Into the hands of such a man England has placed its fate and that of the world.
Brethren, this is hard to realize, but nevertheless it is cruel reality. To what end will this lead? How will it end? The struggle of Germany against France and Russia alone is insignificant in comparison with the fight against deluded England. Although the spilling of blood on the continent is a terror for frightened humanity, the awfulness of it decreases a little through the belief that it is a necessity, as there can be no peace possible between German and French spirit until France is humiliated. But for rending each other, cousins massacring each other, there is no excuse. Teutonic and Anglo-Saxon spirit are not opposites. They are not only not extremes, but they are two branches of the same tree whose trunk and root are the great Germanic race. They ought to supplement each other to united pollinating. No blossoms bloom, no fruit ripens on one of these branches that has not been nourished from the other side, that would not benefit from the opposite side.
Great Ones of Germany
Think of Luther, of Shakespeare, of Goethe, of Wellington, of Blucher, of Kant and Darwin. Are they not all one flesh and blood? And all these common triumphs of these giants of the world or intellect should be annihilated amid the insane laughter of the French, the Slavs and the Mongolians?

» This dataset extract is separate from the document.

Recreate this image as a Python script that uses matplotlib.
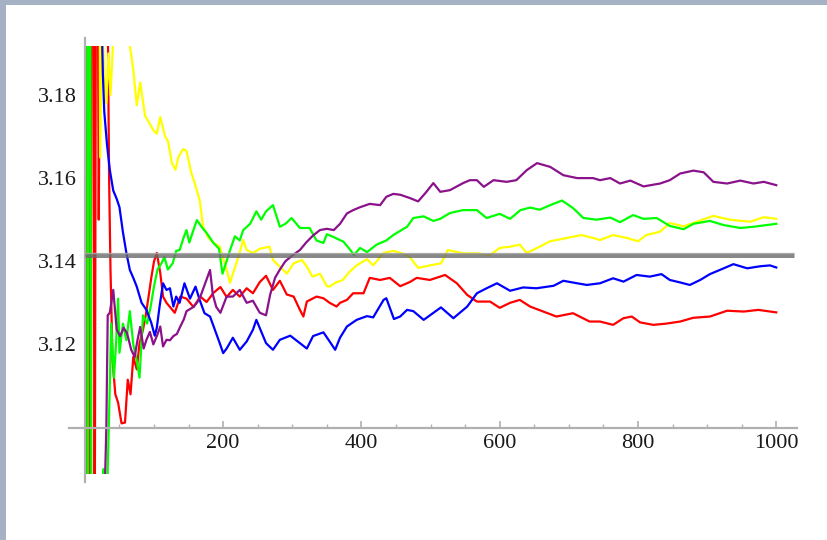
import numpy as np
import matplotlib
matplotlib.use("Agg")
import matplotlib.pyplot as plt
from matplotlib.patches import Rectangle
from matplotlib.ticker import FixedLocator

# running estimates of pi (n = number of samples)
red_n = [1, 3, 5, 8, 11, 14, 17, 20, 24, 28, 32, 35, 37, 38, 40, 44, 48, 53, 58, 62, 66, 70, 75,
         79, 84, 88, 92, 96, 100, 104, 109, 113, 118, 123, 130, 138, 147, 157, 167, 176, 186, 196,
         205, 214, 224, 234, 243, 253, 262, 272, 282, 292, 302, 311, 316, 321, 335, 345, 354, 364,
         369, 379, 388, 403, 412, 427, 441, 456, 470, 480, 499, 521, 538, 553, 567, 586, 600, 615,
         629, 644, 663, 682, 706, 730, 745, 764, 779, 791, 803, 822, 841, 861, 880, 904, 929, 953,
         974, 1000]
red_pi = [4.0, 2.8, 3.6, 3.0, 3.4, 3.05, 3.3, 3.15, 3.25, 3.2, 3.22, 3.16, 3.138, 3.131, 3.116,
          3.108, 3.106, 3.101, 3.1012, 3.1115, 3.108, 3.117, 3.114, 3.1203, 3.1235, 3.127, 3.1314,
          3.136, 3.140, 3.142, 3.1372, 3.1315, 3.130, 3.129, 3.1276, 3.1315, 3.131, 3.129, 3.1315,
          3.1302, 3.1324, 3.1338, 3.1314, 3.1331, 3.1315, 3.1335, 3.1323, 3.1350, 3.1365, 3.1331,
          3.1353, 3.132, 3.1315, 3.1283, 3.1267, 3.1303, 3.1315, 3.1311, 3.1300, 3.1291, 3.1300,
          3.1307, 3.1323, 3.1323, 3.1360, 3.1355, 3.1360, 3.1340, 3.1350, 3.1360, 3.1355, 3.1367,
          3.1347, 3.1319, 3.1303, 3.1303, 3.1288, 3.1300, 3.1307, 3.1291, 3.1279, 3.1267, 3.1275,
          3.1255, 3.1255, 3.1247, 3.1263, 3.1267, 3.1253, 3.1247, 3.1250, 3.1255, 3.1264, 3.1267,
          3.1281, 3.1279, 3.1283, 3.1277]

yellow_n = [1, 5, 10, 15, 20, 22, 25, 28, 31, 34, 37, 40, 43, 50, 58, 65, 70, 75, 80, 87, 94, 99,
            104, 109, 116, 120, 126, 131, 135, 142, 147, 154, 159, 166, 171, 178, 186, 195, 205,
            210, 214, 222, 229, 234, 243, 253, 267, 272, 282, 292, 302, 314, 321, 329, 340, 350,
            354, 362, 373, 383, 393, 408, 417, 432, 446, 461, 470, 482, 499, 515, 525, 547, 567,
            586, 600, 615, 629, 639, 654, 673, 697, 718, 735, 745, 764, 784, 800, 812, 832, 846,
            866, 885, 909, 933, 962, 982, 1000]
yellow_pi = [4.0, 3.3, 3.5, 3.25, 3.3, 3.165, 3.2, 3.185, 3.178, 3.19, 3.18, 3.19, 3.20, 3.22,
             3.21, 3.192, 3.186, 3.1775, 3.183, 3.175, 3.173, 3.1715, 3.1707, 3.1747, 3.170, 3.169,
             3.1635, 3.162, 3.165, 3.167, 3.1665, 3.1612, 3.1587, 3.1547, 3.1483, 3.1458, 3.1444,
             3.1435, 3.1379, 3.1348, 3.137, 3.141, 3.1451, 3.1427, 3.142, 3.143, 3.1435, 3.1403,
             3.1387, 3.137, 3.1395, 3.1403, 3.1387, 3.1363, 3.137, 3.134, 3.1339, 3.1348, 3.1355,
             3.1375, 3.139, 3.1405, 3.139, 3.142, 3.1425, 3.1418, 3.141, 3.1384, 3.1390, 3.1395,
             3.1427, 3.1419, 3.1419, 3.1415, 3.1432, 3.1435, 3.1440, 3.1420, 3.1432, 3.1448,
             3.1456, 3.1463, 3.1456, 3.1451, 3.1463, 3.1456, 3.1448, 3.1463, 3.1471, 3.1492,
             3.1484, 3.1495, 3.1509, 3.1500, 3.1495, 3.1506, 3.1502]

blue_n = [1, 5, 10, 15, 20, 24, 26, 28, 32, 36, 41, 46, 50, 55, 60, 65, 70, 75, 82, 89, 96, 101,
          104, 108, 113, 118, 123, 128, 132, 137, 144, 152, 160, 166, 173, 181, 188, 195, 200, 205,
          214, 224, 234, 243, 248, 255, 262, 272, 282, 297, 311, 321, 330, 345, 354, 362, 369, 379,
          393, 408, 417, 432, 436, 447, 456, 466, 475, 490, 515, 533, 553, 567, 581, 596, 615, 634,
          653, 678, 692, 712, 726, 745, 764, 779, 798, 817, 834, 846, 861, 875, 890, 904, 924, 938,
          958, 977, 991, 1000]
blue_pi = [4.0, 3.2, 3.6, 3.4, 3.3, 3.2, 3.185, 3.176, 3.168, 3.162, 3.157, 3.155, 3.153, 3.147,
           3.142, 3.1379, 3.136, 3.1339, 3.130, 3.1283, 3.1252, 3.1221, 3.124, 3.1291, 3.1347,
           3.1331, 3.1335, 3.1291, 3.1315, 3.130, 3.1347, 3.131, 3.1339, 3.1307, 3.1275, 3.1267,
           3.1235, 3.1203, 3.1179, 3.119, 3.1216, 3.1187, 3.1207, 3.1235, 3.1259, 3.1231, 3.1203,
           3.1187, 3.1211, 3.1221, 3.1203, 3.1190, 3.1220, 3.1229, 3.1207, 3.1187, 3.1216, 3.1243,
           3.1259, 3.1268, 3.1265, 3.1307, 3.1311, 3.1261, 3.1267, 3.1283, 3.128, 3.1259, 3.1289,
           3.1263, 3.1291, 3.1323, 3.1335, 3.1347, 3.1329, 3.1337, 3.1335, 3.1341, 3.1353, 3.1347,
           3.1343, 3.1347, 3.1359, 3.1351, 3.1367, 3.1363, 3.1369, 3.1355, 3.1349, 3.1343, 3.1355,
           3.1369, 3.1383, 3.1393, 3.1383, 3.1388, 3.139, 3.1385]

green_n = [1, 4, 6, 9, 12, 16, 20, 24, 27, 30, 33, 36, 38, 42, 45, 48, 50, 55, 60, 65, 70, 75, 79,
           84, 90, 95, 100, 105, 111, 115, 120, 127, 132, 137, 143, 147, 151, 156, 162, 170, 176,
           186, 194, 199, 205, 210, 217, 224, 229, 239, 248, 255, 262, 272, 282, 290, 299, 311, 325,
           335, 345, 350, 360, 374, 384, 389, 398, 408, 422, 436, 446, 466, 475, 490, 504, 514, 528,
           547, 567, 581, 600, 615, 630, 644, 658, 673, 690, 706, 721, 740, 760, 774, 793, 808, 827,
           846, 866, 880, 904, 924, 948, 967, 1000]
green_pi = [4.0, 3.0, 3.33, 3.11, 2.9, 3.0, 3.07, 2.95, 3.09, 3.0, 3.09, 3.11, 3.125, 3.112, 3.12,
            3.131, 3.118, 3.125, 3.121, 3.128, 3.12, 3.116, 3.112, 3.127, 3.125, 3.129, 3.134,
            3.138, 3.1396, 3.141, 3.138, 3.1395, 3.1425, 3.1427, 3.1458, 3.1475, 3.1445, 3.147,
            3.1499, 3.148, 3.1468, 3.1444, 3.143, 3.137, 3.140, 3.1427, 3.146, 3.145, 3.1475,
            3.149, 3.152, 3.150, 3.152, 3.1535, 3.1483, 3.149, 3.1504, 3.148, 3.148, 3.145, 3.1444,
            3.1465, 3.1458, 3.1447, 3.1427, 3.1415, 3.1432, 3.1422, 3.144, 3.145, 3.1463, 3.1483,
            3.1504, 3.1508, 3.1497, 3.1502, 3.1516, 3.1523, 3.1523, 3.1504, 3.1514, 3.1502, 3.1523,
            3.1529, 3.1524, 3.1535, 3.1546, 3.1528, 3.1504, 3.1500, 3.1505, 3.1494, 3.1511, 3.1502,
            3.1504, 3.1485, 3.1477, 3.1490, 3.1497, 3.1487, 3.1480, 3.1483, 3.1490]

purple_n = [1, 8, 15, 22, 28, 31, 33, 36, 41, 46, 51, 56, 61, 67, 72, 76, 80, 85, 89, 94, 99, 104,
            109, 113, 118, 123, 128, 133, 138, 143, 147, 152, 157, 162, 167, 174, 181, 185, 190,
            196, 205, 214, 224, 234, 243, 253, 262, 268, 275, 282, 290, 301, 311, 320, 330, 340,
            350, 360, 369, 379, 388, 398, 412, 427, 436, 446, 456, 470, 482, 493, 504, 514, 528,
            547, 557, 567, 577, 591, 610, 624, 639, 654, 673, 692, 712, 735, 745, 760, 774, 789,
            808, 832, 846, 861, 880, 895, 909, 929, 948, 967, 982, 1000]
purple_pi = [2.9, 3.0, 3.04, 3.07, 3.08, 3.10, 3.127, 3.1276, 3.1331, 3.1235, 3.122, 3.124, 3.1227,
             3.1187, 3.117, 3.121, 3.1242, 3.119, 3.1211, 3.123, 3.120, 3.122, 3.1243, 3.1195,
             3.1211, 3.121, 3.122, 3.1225, 3.1243, 3.126, 3.128, 3.1285, 3.129, 3.130, 3.1315,
             3.1347, 3.1379, 3.132, 3.129, 3.1276, 3.1315, 3.1315, 3.1331, 3.130, 3.1305, 3.1276,
             3.127, 3.132, 3.136, 3.138, 3.140, 3.1415, 3.1427, 3.1445, 3.1462, 3.1475, 3.1478,
             3.1475, 3.1490, 3.1515, 3.1523, 3.1530, 3.1538, 3.1535, 3.1555, 3.1562, 3.1560,
             3.1552, 3.1544, 3.1565, 3.1588, 3.1567, 3.1571, 3.1588, 3.1595, 3.1595, 3.1579,
             3.1595, 3.1591, 3.1595, 3.1619, 3.1636, 3.1627, 3.1607, 3.1600, 3.1600, 3.1595,
             3.1600, 3.1587, 3.1594, 3.1580, 3.1587, 3.1595, 3.1611, 3.1618, 3.1614, 3.1591,
             3.1587, 3.1594, 3.1587, 3.1591, 3.1583]

series = [(red_n, red_pi, "#ff0000"), (yellow_n, yellow_pi, "#ffff00"),
          (green_n, green_pi, "#00ff00"), (blue_n, blue_pi, "#0000ff"),
          (purple_n, purple_pi, "#8a128a")]

y_labels = ["3.12", "3.14", "3.16", "3.18"]
x_labels = ["200", "400", "600", "800", "1000"]

fig = plt.figure(figsize=(8.28, 5.4), dpi=100)
fig.patch.set_facecolor("#a4b2c3")
# white page inside the window frame
fig.patches.append(Rectangle((6 / 828, 0), 1, 1 - 5 / 540, transform=fig.transFigure,
                             facecolor="white", edgecolor="none", zorder=-10))

ax = fig.add_axes([69 / 828, 1 - 482 / 540, 728 / 828, 444 / 540])
ax.set_zorder(5)
ax.set_facecolor("none")
ax.set_xlim(-23, 1030)
ax.set_ylim(3.0869, 3.1937)

clip = Rectangle((-5, 3.0889), 1015, 0.1029, transform=ax.transData)
for n, vals, col in series:
    line, = ax.plot(n, vals, color=col, lw=1.6, solid_joinstyle="round")
    line.set_clip_path(clip)

# pi reference line, two-tone like the original
ax.hlines(np.pi, 0, 1025, color="#6a6a6a", lw=3.6, alpha=0.8, zorder=5)
ax.hlines(np.pi + 0.00035, 0, 1025, color="#b8b8b8", lw=1.0, alpha=0.7, zorder=6)

for s in ["top", "right"]:
    ax.spines[s].set_visible(False)
ax.spines["left"].set_position(("data", 0))
ax.spines["bottom"].set_position(("data", 3.1))
for s in ["left", "bottom"]:
    ax.spines[s].set_color("#b0b0b0")
    ax.spines[s].set_linewidth(1.6)

ax.xaxis.set_major_locator(FixedLocator([200, 400, 600, 800, 1000]))
ax.set_xticklabels(x_labels)
ax.xaxis.set_minor_locator(FixedLocator([v for v in range(50, 1001, 50) if v % 200]))
ax.yaxis.set_major_locator(FixedLocator([3.12, 3.14, 3.16, 3.18]))
ax.set_yticklabels(y_labels)
ax.yaxis.set_minor_locator(FixedLocator([round(3.09 + 0.005 * i, 3) for i in range(21)]))

ax.tick_params(axis="x", which="major", direction="in", length=5, width=1.2, color="#b0b0b0",
               pad=5, labelsize=16, labelcolor="#1a1a1a")
ax.tick_params(axis="x", which="minor", direction="in", length=3.2, width=1.0, color="#b0b0b0")
ax.tick_params(axis="y", which="major", direction="in", length=3.5, width=1.0, color="#b0b0b0",
               pad=6, labelsize=16, labelcolor="#1a1a1a")
ax.tick_params(axis="y", which="minor", direction="in", length=2.2, width=1.0, color="#b0b0b0")
for lab in ax.get_xticklabels() + ax.get_yticklabels():
    lab.set_family("Liberation Serif")

plt.savefig("out.png", dpi=100, facecolor=fig.get_facecolor())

May you not, my brethren, through the awfulness of this struggle of brothers, be led on to blind hatred against England. Collect all your nerves, sharpen all your wits, to find an honorable compromise with the deluded cousin. Who could do that better than the American people in who Teuton and Anglo-Saxon is molded together to a great unity? Here or nowhere is the ground to bring about a reconciliation. And the German-American National society must achieve this. May this society be conscious of its mission and able to perform it successfully.
Long and turgid though this is, Dr. Wislicensus was a spokesperson for the German community and his audience did not find his opinions to be extreme. Margaret MacMillan, in and essay, The Rhyme of History wrote:
In the Europe of a hundred years ago the growth of nationalist feeling—encouraged from above but rising from the grass roots where historians, linguists, and folklorists were busy creating stories of ancient and eternal enmities—did much to cause ill will among nations who might otherwise have been friends. Teutons had always been menaced by Slavs from the east, or so learned German professors assured their audiences before 1914, and therefore peace between Germany and Russia must be impossible. In the Balkans, competing nationalisms, each with its own story of triumphs and defeats, drove apart peoples such as Serbs, Albanians, and Bulgars who had lived in relative harmony for centuries—and are still driving them apart today.
The geopolitical reasons for the sides aligning as they did were eventually subsumed by the dark side of nationalism that seeks to demonize the “other.” Germany fell into this pit, and it did not take long for the belligerents to demonize each other in ways that has had corrosive effects down to the present day.